- [Work instructions]: Starting with the first line of the data below, copy each line up to and including the one containing "import pandas as pd". Pictures stay out.

- [Records for the exercise]:
# # # #

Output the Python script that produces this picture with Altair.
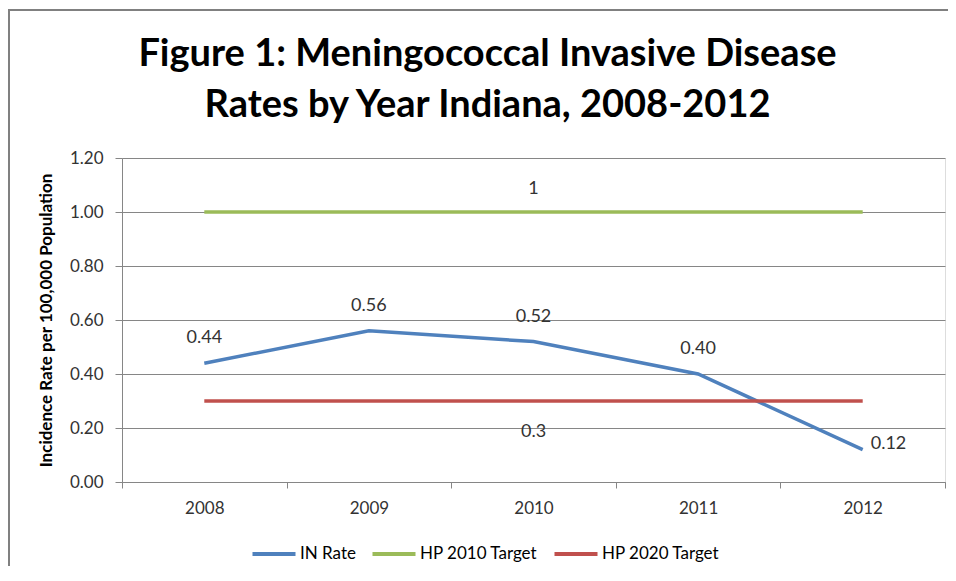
import altair as alt
import pandas as pd

years = ["2008", "2009", "2010", "2011", "2012"]
in_rate = [0.44, 0.56, 0.52, 0.40, 0.12]
hp2010 = [1, 1, 1, 1, 1]
hp2020 = [0.3, 0.3, 0.3, 0.3, 0.3]
series_names = ["IN Rate", "HP 2010 Target", "HP 2020 Target"]
series_colors = ["#4F81BD", "#9BBB59", "#C0504D"]
y_ticks = [0, 0.2, 0.4, 0.6, 0.8, 1.0, 1.2]

rows = []
for name, vals in zip(series_names, [in_rate, hp2010, hp2020]):
    for i, (yr, v) in enumerate(zip(years, vals)):
        rows.append({"year": yr, "value": v, "series": name, "idx": i})
df = pd.DataFrame(rows)

FONT = "Lato"

x_enc = alt.X("year:N", scale=alt.Scale(type="band", domain=years, paddingInner=0, paddingOuter=0),
              bandPosition=0.5,
              axis=alt.Axis(title=None, tickBand="extent", labelAngle=0, labelFont=FONT, labelFontSize=17,
                            labelColor="#333333", labelPadding=12, tickSize=6, tickColor="#868686",
                            domainColor="#868686", grid=False))
y_enc = alt.Y("value:Q", scale=alt.Scale(domain=[0, 1.2], nice=False),
              axis=alt.Axis(title="Incidence Rate per 100,000 Population", values=y_ticks, format=".2f",
                            labelFont=FONT, labelFontSize=17, labelColor="#333333", labelPadding=12,
                            tickSize=7, tickColor="#868686", domainColor="#868686",
                            gridColor="#868686", gridWidth=1,
                            titleFont=FONT, titleFontSize=17, titleFontWeight="bold", titleColor="#000000",
                            titlePadding=14))

base = alt.Chart(df)

lines = base.mark_line(strokeWidth=3.5).encode(
    x=x_enc, y=y_enc,
    color=alt.Color("series:N", scale=alt.Scale(domain=series_names, range=series_colors),
                    legend=alt.Legend(title=None, orient="none", direction="horizontal",
                                      legendX=128, legendY=372, symbolType="stroke",
                                      symbolSize=1850, symbolStrokeWidth=4, labelFont=FONT,
                                      labelFontSize=17, labelColor="#000000", labelOffset=2,
                                      columnPadding=8)),
    order="idx:Q",
)

lbl_font = dict(font=FONT, fontSize=18, color="#333333")

in_labels = base.mark_text(dy=-20, baseline="alphabetic", **lbl_font).encode(
    x=alt.X("year:N", bandPosition=0.5), y="value:Q", text=alt.Text("value:Q", format=".2f")
).transform_filter("datum.series == 'IN Rate' && datum.idx < 4")

last_label = base.mark_text(dx=8, dy=-1, align="left", baseline="alphabetic", **lbl_font).encode(
    x=alt.X("year:N", bandPosition=0.5), y="value:Q", text=alt.Text("value:Q", format=".2f")
).transform_filter("datum.series == 'IN Rate' && datum.idx == 4")

hp10_label = base.mark_text(dy=-18, baseline="alphabetic", **lbl_font).encode(
    x=alt.X("year:N", bandPosition=0.5), y="value:Q", text=alt.Text("value:Q")
).transform_filter("datum.series == 'HP 2010 Target' && datum.year == '2010'")

hp20_label = base.mark_text(dy=36, baseline="alphabetic", **lbl_font).encode(
    x=alt.X("year:N", bandPosition=0.5), y="value:Q", text=alt.Text("value:Q")
).transform_filter("datum.series == 'HP 2020 Target' && datum.year == '2010'")

frame_df = pd.DataFrame({"a": [0]})
frame_left = alt.Chart(frame_df).mark_rule(stroke="#808080", strokeWidth=2).encode(
    x=alt.value(-113), x2=alt.value(-113), y=alt.value(-149), y2=alt.value(408)
)
frame_top = alt.Chart(frame_df).mark_rule(stroke="#808080", strokeWidth=2).encode(
    x=alt.value(-114), x2=alt.value(826), y=alt.value(-148), y2=alt.value(-148)
)

chart = alt.layer(frame_left, frame_top, lines, in_labels, last_label, hp10_label, hp20_label).properties(
    width=823, height=324,
    autosize=alt.AutoSizeParams(type="none"),
    padding={"left": 114, "top": 150, "right": 3, "bottom": 84},
    title=alt.TitleParams(
        text=["Figure 1: Meningococcal Invasive Disease", "Rates by Year Indiana, 2008-2012"],
        font=FONT, fontSize=38, fontWeight="bold", color="#000000", lineHeight=51,
        anchor="middle", dx=-46, offset=0, dy=117,
    ),
).configure_view(stroke=None).configure(background="white")

chart.save("out.html", embed_options={"renderer": "svg", "actions": False})
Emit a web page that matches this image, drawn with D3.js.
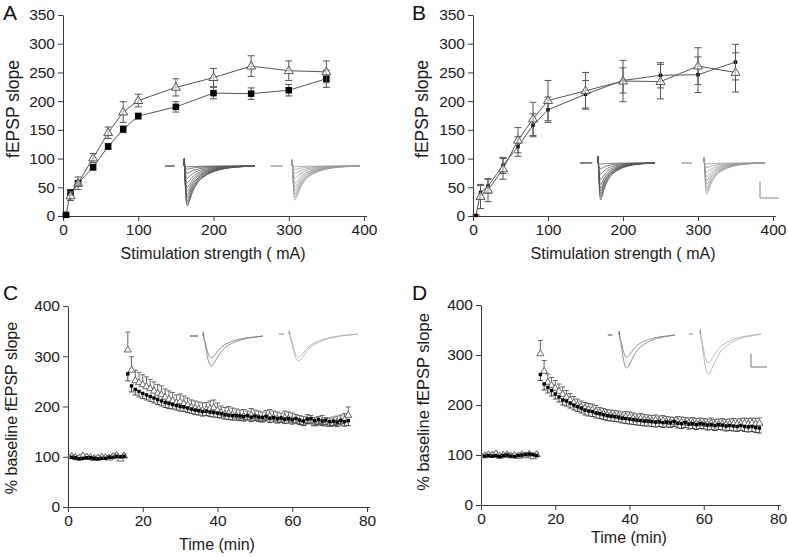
<!DOCTYPE html>
<html><head><meta charset="utf-8">
<script src="https://cdn.jsdelivr.net/npm/d3@7"></script>
<style>
html,body{margin:0;padding:0;background:#fff;}
svg{display:block;font-family:"Liberation Sans",Arial,sans-serif;}
</style></head>
<body>
<svg id="chart" width="788" height="557"></svg>
<script>
// ---------- Panel A/B data (input–output) ----------
const ioTicksY = [0,50,100,150,200,250,300,350];
const ioTicksX = [0,100,200,300,400];
const aTriX = [10,20,40,60,80,100,150,200,250,300,350];
const aTriY = [35,57,101,145,181,201,224,241,261,253,251];
const aTriE = [8,11,8,10,18,11,15,16,18,17,19];
const aSqX  = [4,10,20,40,60,80,100,150,200,250,300,350];
const aSqY  = [2,41,57,85,121,151,174,190,214,213,219,239];
const aSqE  = [2,4,5,5,5,6,5,9,10,10,10,15];

const bTriX = [10,20,40,60,80,100,150,200,250,300,350];
const bTriY = [34,45,82,132,169,201,218,235,234,261,250];
const bTriE = [21,20,18,22,29,35,32,36,30,32,34];
const bSqX  = [4,10,20,40,60,80,100,150,200,250,300,350];
const bSqY  = [1,41,52,88,121,158,185,212,236,245,246,268];
const bSqE  = [1,12,12,14,17,20,22,24,22,22,31,31];

// ---------- Panel C/D data (time course) ----------
const ltpTicksY = [0,100,200,300,400];
const ltpTicksX = [0,20,40,60,80];
const timeMin = [1,2,3,4,5,6,7,8,9,10,11,12,13,14,15,
 16,17,18,19,20,21,22,23,24,25,26,27,28,29,30,31,32,33,34,35,36,37,38,39,40,
 41,42,43,44,45,46,47,48,49,50,51,52,53,54,55,56,57,58,59,60,61,62,63,64,65,
 66,67,68,69,70,71,72,73,74,75];
const cTriY = [101,99,98,102,100,99,97,98,100,99,98,101,103,96,102,
 313,273,252,248,244,240,236,231,227,224,219,215,212,208,210,206,203,199,197,195,193,194,196,198,193,
 188,185,187,184,182,180,181,178,183,180,178,176,179,181,178,176,174,178,176,174,172,170,168,172,170,
 166,168,170,166,165,167,169,171,174,183];
const cTriE = [3,3,2,3,3,2,3,3,2,3,3,2,3,3,4,
 35,26,20,20,19,19,18,18,17,17,16,16,16,15,15,15,14,14,14,14,14,14,15,15,14,
 13,13,13,13,13,13,13,13,13,13,13,13,13,13,13,13,13,13,13,13,12,12,12,12,12,
 12,12,12,12,12,12,12,12,12,16];
const cSqY = [99,98,96,97,98,98,97,96,97,97,99,99,101,100,101,
 265,241,234,230,226,223,220,217,214,211,208,206,204,202,200,199,197,195,193,192,190,191,189,188,187,
 186,184,183,182,182,181,180,182,179,181,179,178,180,177,178,176,177,175,176,174,176,173,171,175,176,
 172,174,171,173,170,171,169,172,170,172];
const cSqE = [2,2,2,2,2,2,2,2,2,2,2,2,2,2,2,
 14,12,11,11,10,10,10,10,10,10,10,10,9,9,9,9,9,9,9,9,9,9,9,9,9,
 9,9,9,9,9,9,9,9,9,9,9,9,9,9,9,9,9,9,9,9,9,9,9,9,9,
 9,9,9,9,9,9,9,9,9,10];
const dTriY = [99,101,100,103,98,100,101,99,100,98,101,99,102,97,101,
 303,268,246,240,234,228,222,216,210,205,200,197,194,192,191,188,185,183,181,180,179,178,176,177,176,
 174,172,173,171,170,169,170,168,169,167,166,165,167,166,165,164,165,163,164,163,162,164,161,162,163,
 161,162,163,162,163,164,163,164,163,164];
const dTriE = [3,3,3,3,3,3,3,3,3,3,3,3,3,3,3,
 26,21,16,15,15,14,14,13,13,12,12,11,11,11,11,11,10,10,10,10,10,10,10,10,10,
 10,10,10,10,10,10,10,10,10,10,10,10,10,10,10,10,10,10,10,10,10,10,10,10,10,
 10,10,10,10,10,10,10,10,10,10];
const dSqY = [98,99,98,99,97,99,100,98,97,99,100,101,102,101,99,
 261,242,235,229,222,216,210,208,204,200,197,194,190,188,187,184,183,181,179,178,177,176,174,173,172,
 171,170,169,168,168,167,166,167,165,166,165,167,164,163,165,162,163,161,163,162,160,161,159,161,160,
 158,159,158,157,159,157,156,157,155,154];
const dSqE = [2,2,2,2,2,2,2,2,2,2,2,2,2,2,2,
 12,12,11,11,10,10,10,10,10,10,10,10,10,10,10,10,10,10,10,10,10,10,10,10,10,
 10,10,10,10,10,10,10,10,10,10,10,10,10,10,10,10,10,10,10,10,10,10,10,10,10,
 10,10,10,10,10,10,10,10,10,10];

// ---------- Inset trace data (normalised waveforms) ----------
const ioShapeT = [0,0.15,0.3,0.6,1,1.5,2,3,4,5,6,8,10,13,16,20,25,30];
const ioShapeV = [0,0.18,-0.2,-0.55,-0.92,-1,-0.93,-0.75,-0.6,-0.49,-0.4,-0.29,-0.21,-0.13,-0.08,-0.04,-0.015,0];
const ltpShapeT = [0,0.2,0.4,1,2,3,4,5,6,8,10,13,16,20,25,30];
const ltpShapeV = [0,0.12,-0.05,-0.25,-0.62,-0.9,-1,-0.96,-0.85,-0.62,-0.45,-0.3,-0.2,-0.11,-0.05,0];
const a1Amps = [0.02,0.08,0.18,0.3,0.42,0.53,0.63,0.72,0.8,0.88,0.95,1.0];
const a2Amps = [0.02,0.1,0.22,0.36,0.5,0.62,0.72,0.82,0.92,1.0];
const b1Amps = [0.03,0.15,0.3,0.45,0.58,0.68,0.76,0.84,0.92,1.0];
const b2Amps = [0.03,0.15,0.3,0.44,0.56,0.68,0.8,0.9,1.0];
const c1Amps = [0.73,1.0];
const c2Amps = [0.85,1.0];
const d1Amps = [0.67,1.0];
const d2Amps = [0.72,1.0];

// ---------- drawing ----------
const svg = d3.select("#chart");
const AX = "#3a3a3a";
const FONT_TICK = "15.5px";

function panel(cfg){
  const g = svg.append("g");
  const x = d3.scaleLinear().domain(cfg.xDom).range(cfg.xRange);
  const y = d3.scaleLinear().domain(cfg.yDom).range(cfg.yRange);
  const xa = g.append("g").attr("transform",`translate(0,${cfg.yRange[0]})`)
    .call(d3.axisBottom(x).tickValues(cfg.xTicks).tickSize(5).tickPadding(3).tickSizeOuter(0));
  const ya = g.append("g").attr("transform",`translate(${cfg.xRange[0]},0)`)
    .call(d3.axisLeft(y).tickValues(cfg.yTicks).tickSize(5).tickPadding(3).tickSizeOuter(0));
  [xa,ya].forEach(a=>{
    a.selectAll("path,line").attr("stroke",AX).attr("stroke-width",1);
    a.selectAll("text").attr("fill","#1a1a1a").style("font-size",FONT_TICK);
  });
  xa.select(".domain").attr("d",`M${cfg.xRange[0]},0.5H${cfg.xRange[1]+3}`);
  g.append("text").attr("x",cfg.xTitlePos[0]).attr("y",cfg.xTitlePos[1])
    .attr("text-anchor","middle").style("font-size","16px").attr("fill","#1a1a1a").text(cfg.xTitle);
  g.append("text").attr("transform",`translate(${cfg.yTitlePos[0]},${cfg.yTitlePos[1]}) rotate(-90)`)
    .attr("text-anchor","middle").attr("dy","0.35em").style("font-size",cfg.yTitleSize).attr("fill","#1a1a1a").text(cfg.yTitle);
  g.append("text").attr("x",cfg.letterPos[0]).attr("y",cfg.letterPos[1])
    .style("font-size","21px").attr("fill","#111").text(cfg.letter);
  return {g,x,y};
}

function triPath(w,h){
  return `M0,${-h*0.62}L${w/2},${h*0.38}L${-w/2},${h*0.38}Z`;
}

function errBars(g,x,y,xs,ys,es,dir,cap,color){
  xs.forEach((xv,i)=>{
    const yv=ys[i], e=es[i];
    const ends=[];
    if(dir!=="down") ends.push(yv+e);
    if(dir!=="up") ends.push(yv-e);
    ends.forEach(ev=>{
      g.append("line").attr("x1",x(xv)).attr("x2",x(xv)).attr("y1",y(yv)).attr("y2",y(ev))
        .attr("stroke",color).attr("stroke-width",1);
      g.append("line").attr("x1",x(xv)-cap/2).attr("x2",x(xv)+cap/2).attr("y1",y(ev)).attr("y2",y(ev))
        .attr("stroke",color).attr("stroke-width",1);
    });
  });
}

function ioSeries(p, xs, ys, es, kind, sz){
  const line = d3.line().x((d,i)=>p.x(xs[i])).y(d=>p.y(d));
  p.g.append("path").attr("d",line(ys)).attr("fill","none").attr("stroke","#555").attr("stroke-width",1);
  errBars(p.g,p.x,p.y,xs,ys,es,"both",7,"#555");
  if(kind==="tri"){
    p.g.selectAll(null).data(ys).enter().append("path")
      .attr("d",triPath(sz,sz*0.85))
      .attr("transform",(d,i)=>`translate(${p.x(xs[i])},${p.y(d)})`)
      .attr("fill","#fff").attr("fill-opacity",0.6).attr("stroke","#555").attr("stroke-width",1);
  } else {
    p.g.selectAll(null).data(ys).enter().append("rect")
      .attr("x",(d,i)=>p.x(xs[i])-sz/2).attr("y",d=>p.y(d)-sz/2)
      .attr("width",sz).attr("height",sz).attr("fill","#000");
  }
}

function ltpSeries(p, ys, es, kind){
  if(kind==="tri"){
    errBars(p.g,p.x,p.y,timeMin,ys,es,"up",5,"#666");
    p.g.selectAll(null).data(ys).enter().append("path")
      .attr("d",triPath(7,6))
      .attr("transform",(d,i)=>`translate(${p.x(timeMin[i])},${p.y(d)})`)
      .attr("fill","#fff").attr("stroke","#555").attr("stroke-width",0.9);
  } else {
    errBars(p.g,p.x,p.y,timeMin,ys,es,"down",5,"#444");
    p.g.selectAll(null).data(ys).enter().append("rect")
      .attr("x",(d,i)=>p.x(timeMin[i])-1.7).attr("y",d=>p.y(d)-1.7)
      .attr("width",3.4).attr("height",3.4).attr("fill","#000");
  }
}

function inset(shT, shV, amps, o){
  const tx = d3.scaleLinear().domain([0,30]).range([o.x0, o.x0+o.span]);
  const ty = d3.scaleLinear().domain([0,-1]).range([o.base, o.base+o.amp]);
  const g = svg.append("g");
  g.append("line").attr("x1",tx(o.dash[0])).attr("x2",tx(o.dash[1]))
    .attr("y1",o.base).attr("y2",o.base).attr("stroke",o.color).attr("stroke-width",1.4);
  const ln = d3.line().x(d=>tx(d[0])).y(d=>ty(d[1])).curve(d3.curveMonotoneX);
  amps.forEach(a=>{
    const pts = shT.map((t,i)=>[t, i<2 ? shV[i] : shV[i]*a]);
    g.append("path").attr("d",ln(pts)).attr("fill","none")
      .attr("stroke",o.color).attr("stroke-width",0.8);
  });
}

function scaleBar(x0,y0,h,w,color){
  const g = svg.append("g").attr("stroke",color).attr("stroke-width",1).attr("fill","none");
  g.append("path").attr("d",`M${x0},${y0}V${y0+h}H${x0+w}`);
}

// Panel A
const pA = panel({xDom:[0,400],xRange:[63,364],yDom:[0,350],yRange:[216,15],
  xTicks:ioTicksX,yTicks:ioTicksY,xTitle:"Stimulation strength ( mA)",xTitlePos:[213,259],
  yTitle:"fEPSP slope",yTitlePos:[13,109],yTitleSize:"17.5px",letter:"A",letterPos:[3,20]});
inset(ioShapeT, ioShapeV, a1Amps, {x0:184,span:71,base:166,amp:40,dash:[-8,-4],color:"#555"});
inset(ioShapeT, ioShapeV, a2Amps, {x0:292,span:68,base:166,amp:34,dash:[-9.5,-4],color:"#999"});
ioSeries(pA, aSqX, aSqY, aSqE, "sq", 6.5);
ioSeries(pA, aTriX, aTriY, aTriE, "tri", 9);

// Panel B
const pB = panel({xDom:[0,400],xRange:[473,773],yDom:[0,350],yRange:[216,15],
  xTicks:ioTicksX,yTicks:ioTicksY,xTitle:"Stimulation strength ( mA)",xTitlePos:[623,259],
  yTitle:"fEPSP slope",yTitlePos:[422,109],yTitleSize:"17.5px",letter:"B",letterPos:[412,20]});
inset(ioShapeT, ioShapeV, b1Amps, {x0:598,span:57,base:163,amp:37,dash:[-9.5,-3],color:"#555"});
inset(ioShapeT, ioShapeV, b2Amps, {x0:704,span:61,base:163,amp:31,dash:[-11,-6],color:"#999"});
scaleBar(760,181,17,19,"#888");
ioSeries(pB, bSqX, bSqY, bSqE, "sq", 3.5);
ioSeries(pB, bTriX, bTriY, bTriE, "tri", 9);

// Panel C
const pC = panel({xDom:[0,80],xRange:[68,367],yDom:[0,400],yRange:[507,306],
  xTicks:ltpTicksX,yTicks:ltpTicksY,xTitle:"Time (min)",xTitlePos:[217,550],
  yTitle:"% baseline fEPSP slope",yTitlePos:[11,408],yTitleSize:"16px",letter:"C",letterPos:[3,300]});
inset(ltpShapeT, ltpShapeV, c1Amps, {x0:203,span:60,base:336,amp:30,dash:[-6.5,-2.5],color:"#777"});
inset(ltpShapeT, ltpShapeV, c2Amps, {x0:289,span:69,base:334,amp:27,dash:[-4.5,-2],color:"#aaa"});
ltpSeries(pC, cTriY, cTriE, "tri");
ltpSeries(pC, cSqY, cSqE, "sq");

// Panel D
const pD = panel({xDom:[0,80],xRange:[481,778],yDom:[0,400],yRange:[505,305],
  xTicks:ltpTicksX,yTicks:ltpTicksY,xTitle:"Time (min)",xTitlePos:[629,543],
  yTitle:"% baseline fEPSP slope",yTitlePos:[423,402],yTitleSize:"16.5px",letter:"D",letterPos:[412,300]});
inset(ltpShapeT, ltpShapeV, d1Amps, {x0:619,span:56,base:335,amp:33,dash:[-6,-3.5],color:"#777"});
inset(ltpShapeT, ltpShapeV, d2Amps, {x0:700,span:61,base:334,amp:40,dash:[-5.5,-3.5],color:"#aaa"});
scaleBar(751,354,13,16,"#777");
ltpSeries(pD, dTriY, dTriE, "tri");
ltpSeries(pD, dSqY, dSqE, "sq");
</script>
</body></html>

# # # #

- [Output]:
Output the Python script that produces this picture with Altair.
import altair as alt
import pandas as pd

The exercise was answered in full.